The Jencks Foundation at The Cosmic House and the Royal Institute of British Architects (RIBA) are pleased to announce Dogma, a Brussels-based practice focused on the relationship between architecture and the city, as the 2023 recipient of the Charles Jencks Award.

30 November 2023

The Jencks Foundation at The Cosmic House and the Royal Institute of British Architects (RIBA) are pleased to announce Dogma, a Brussels-based practice focused on the relationship between architecture and the city, as the 2023 recipient of the Charles Jencks Award.  

Given annually, the award recognises an individual or practice who has made a major contribution to both the theory and practice of architecture.  

Founded in 2002 by Pier Vittorio Aureli and Martino Tattara, Dogma’s work on large-scale urban design projects and exploration of the relationship between theory and practice continues to have a major influence on the profession, particularly among students, through both their thought processes and representation of architecture. In addition to design projects, members of Dogma engage passionately with teaching, writing and research, with Pier Vittorio Aureli and Martino Tattara teaching at the Ecole Polytechnique Fédérale de Lausanne (EPFL) and the Faculty of Architecture, KU Leuven respectively.  

Dogma Founders Pier Vittorio Aureli (left) and Martino Tattara (right) © Marc Baert

Dogma’s ‘research by design’ approach to exploring domestic space and its potential for transformation has resulted in studies and projects that have been exhibited internationally at the Tallinn Architectural Biennale (2014), the HKW Berlin (2015), the Biennale di Venezia (2016), the Chicago Architectural Biennial (2017), and the London Design Museum (2018).  

On receiving the Award, Martino Tattara and Pier Vittorio Aureli, founders of Dogma said:  

“We are truly delighted and honoured to receive this award. We are especially honoured because it is dedicated to Charles Jencks, whose practice combined history, theory and design, which are also inseparable aspects of our work. Over the last ten years, we have tried to put forward ideas to improve the way in which we live and work in our houses and in our cities, and have done this both through design proposals and by revisiting some of the most salient and often forgotten chapters of the history of our discipline. We would like to share the award with past and present collaborators without whom our work would have not been possible.” 

Lily Jencks, founder of the Jencks Foundation and jury member said:  

“Few architects have had a greater influence on students’ thinking and representation over the last 10 years than Dogma. Through teaching, exhibitions, competitions and books, they follow a clear and uncompromising project to dismantle the relationships of architecture and capital.  

While Dogma have not built many projects, all of their work takes the material construction of buildings seriously, and has implications on the building profession.
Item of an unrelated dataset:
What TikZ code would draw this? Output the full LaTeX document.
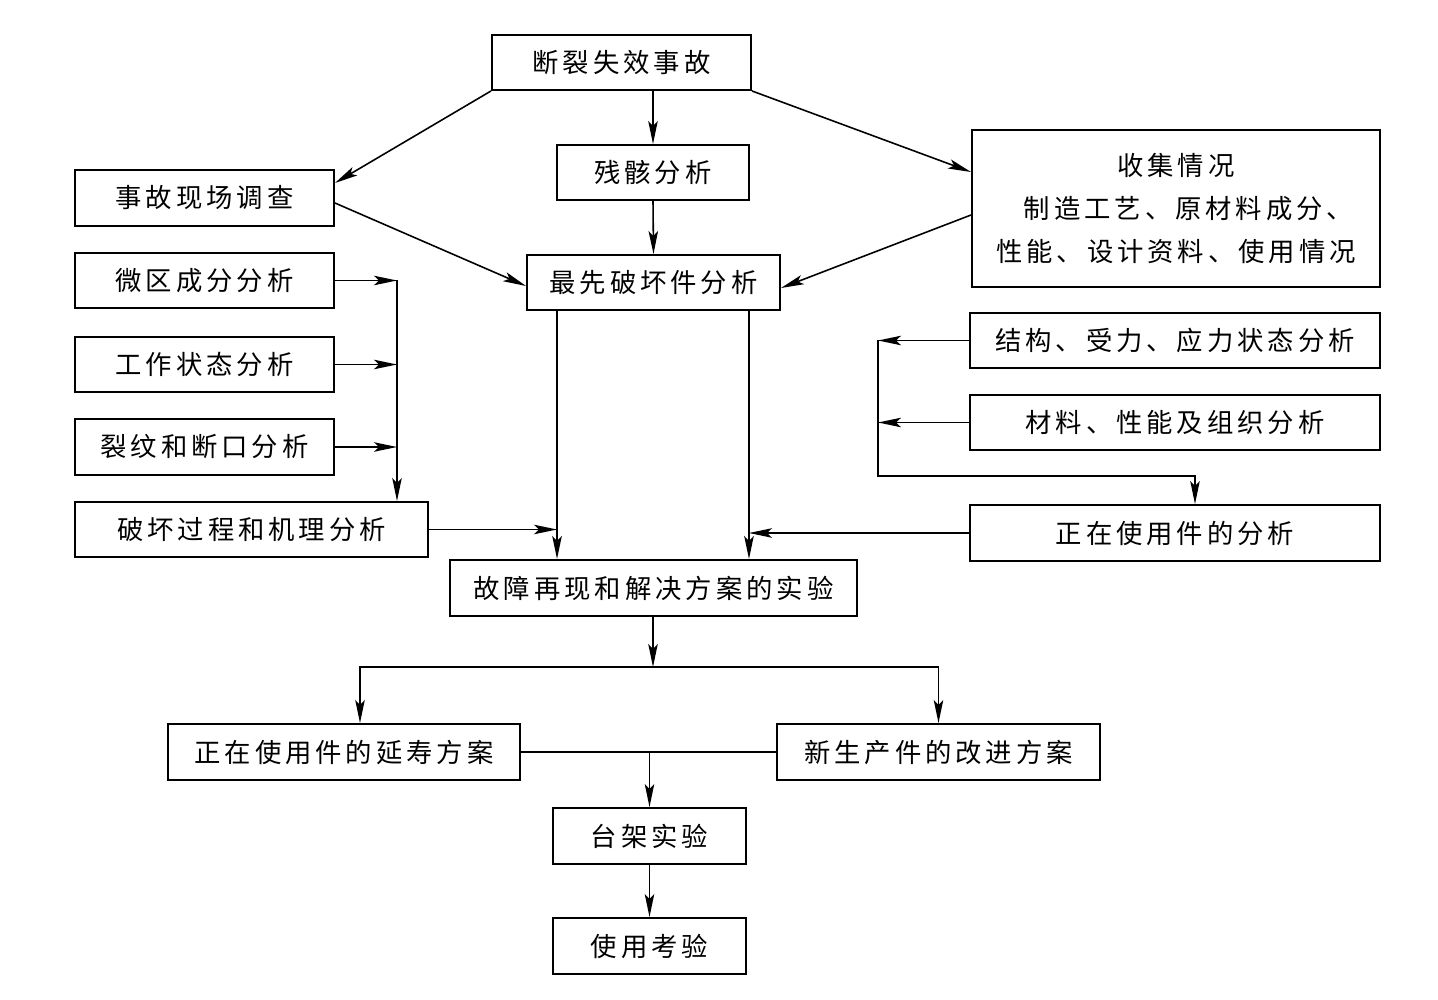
\documentclass[tikz,border=0pt]{standalone}
\usepackage{fontspec}
\setmainfont{Noto Sans CJK SC}[LetterSpace=15]
\usetikzlibrary{arrows.meta, positioning}

\begin{document}
\begin{tikzpicture}[
    x=0.02cm, y=-0.02cm,
    box/.style={draw, line width=1.1pt, inner sep=2pt, align=center,
                font=\fontsize{15}{24.4}\selectfont},
    sz/.style 2 args={minimum width=#1*0.02cm, minimum height=#2*0.02cm},
    arr/.style={-{Stealth[length=0.46cm, width=0.19cm, inset=0.1cm]}, line width=0.9pt},
    ln/.style={line width=0.9pt}
  ]
    \useasboundingbox (0,0) rectangle (1438,1000);

    % top part
    \node[box, sz={259}{55}] (acc)     at (621.5,62.5) {断裂失效事故};
    \node[box, sz={192}{55}] (wreck)   at (653,172.5)  {残骸分析};
    \node[box, sz={259}{56}] (site)    at (204.5,198)  {事故现场调查};
    \node[box, sz={408}{157}] (collect) at (1176,208.5)
         {收集情况\\\hspace*{0.5cm}制造工艺、原材料成分、\\性能、设计资料、使用情况};
    \node[box, sz={253}{55}] (first)   at (653.5,282.5) {最先破坏件分析};

    % left column
    \node[box, sz={259}{55}] (micro) at (204.5,280.5) {微区成分分析};
    \node[box, sz={259}{55}] (work)  at (204.5,364.5) {工作状态分析};
    \node[box, sz={259}{56}] (crack) at (204.5,447)   {裂纹和断口分析};
    \node[box, sz={353}{55}] (proc)  at (251.5,529.5) {\raisebox{-0.1cm}{破坏过程和机理分析}};

    % right column
    \node[box, sz={410}{55}] (struct) at (1175,340.5) {结构、受力、应力状态分析};
    \node[box, sz={410}{55}] (mat)    at (1175,422.5) {材料、性能及组织分析};
    \node[box, sz={410}{56}] (inuse)  at (1175,533)   {\raisebox{-0.12cm}{正在使用件的分析}};

    % bottom part
    \node[box, sz={407}{56}] (exper)   at (653.5,588) {故障再现和解决方案的实验};
    \node[box, sz={352}{56}] (life)    at (344,752)   {正在使用件的延寿方案};
    \node[box, sz={323}{56}] (improve) at (938.5,752) {新生产件的改进方案};
    \node[box, sz={193}{56}] (bench)   at (649.5,836) {台架实验};
    \node[box, sz={193}{56}] (field)   at (649.5,946) {使用考验};

    \coordinate (lbus)  at (397,280.5);
    \coordinate (rbus)  at (878,340.5);
    \coordinate (rturn) at (878,476);
    \coordinate (fl)    at ([xshift=-1.93cm]first.south);
    \coordinate (fr)    at ([xshift=1.91cm]first.south);
    \coordinate (split) at (653,667);
    \coordinate (join)  at (bench.north |- life.east);

    \draw[arr] (acc.south west) -- ([yshift=0.3cm]site.east);
    \draw[arr] (wreck.north |- acc.south) -- (wreck.north);
    \draw[arr] (acc.south east) -- ([yshift=0.73cm]collect.west);
    \draw[arr] (wreck.south) -- (first.north);
    \draw[arr] ([yshift=-0.1cm]site.east) -- ([yshift=-0.07cm]first.west);
    \draw[arr] ([yshift=-0.13cm]collect.west) -- ([yshift=-0.11cm]first.east);

    \draw[arr] (micro.east) -- (lbus);
    \draw[arr] (work.east) -- (work.east -| lbus);
    \draw[arr] (crack.east) -- (crack.east -| lbus);
    \draw[arr] (lbus) -- (lbus |- proc.north);

    \draw[arr, line width=1.2pt] (fl) -- (fl |- exper.north);
    \draw[arr, line width=1.2pt] (fr) -- (fr |- exper.north);
    \draw[arr] (proc.east) -- (proc.east -| fl);
    \draw[arr] (inuse.west) -- (inuse.west -| fr);

    \draw[arr] (struct.west) -- (rbus);
    \draw[arr] (mat.west) -- (mat.west -| rbus);
    \draw[arr] (rbus) -- (rturn) -| ([xshift=0.4cm]inuse.north);

    \draw[arr] (split |- exper.south) -- (split);
    \draw[arr] (split) -| ([xshift=0.32cm]life.north);
    \draw[arr] (split) -| (improve.north);
    \draw[ln] (life.east) -- (improve.west);
    \draw[arr] (join) -- (bench.north);
    \draw[arr] (bench.south) -- (field.north);
\end{tikzpicture}
\end{document}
They are an important counter to the commercialised architectural profession, using their deep knowledge of architectural history and theory, to propose alternative ways for us to live together.” 

Edwin Heathcote, Financial Times architecture and design critic and jury member said:  

“Pier Vittorio Aureli has been a hugely influential figure in education, theory and design. Politics, economics, and urban architecture combine to give a rich image of architecture as an historical continuity.  

He reinforces his ideas with a drawn language which is as rigorous and instantly recognisable as his theory. His practice, Dogma, have been similarly influential, managing to embrace exhibitions, built work and books, seductive in their deceptive simplicity.” 

Talking about the RIBA Charles Jencks Award, Dr Jenny Russell, Director of Education and Learning at RIBA and Chair of the selection panel said:  

“This year’s panel sought a recipient who reflected the breadth and influence of architecture practices – a practice that worked within the built environment, but whose material output was not only building. In celebrating these multiple intelligences and modes of practice, the Award aims to acknowledge the breadth of approaches which define the culture of contemporary architecture.” 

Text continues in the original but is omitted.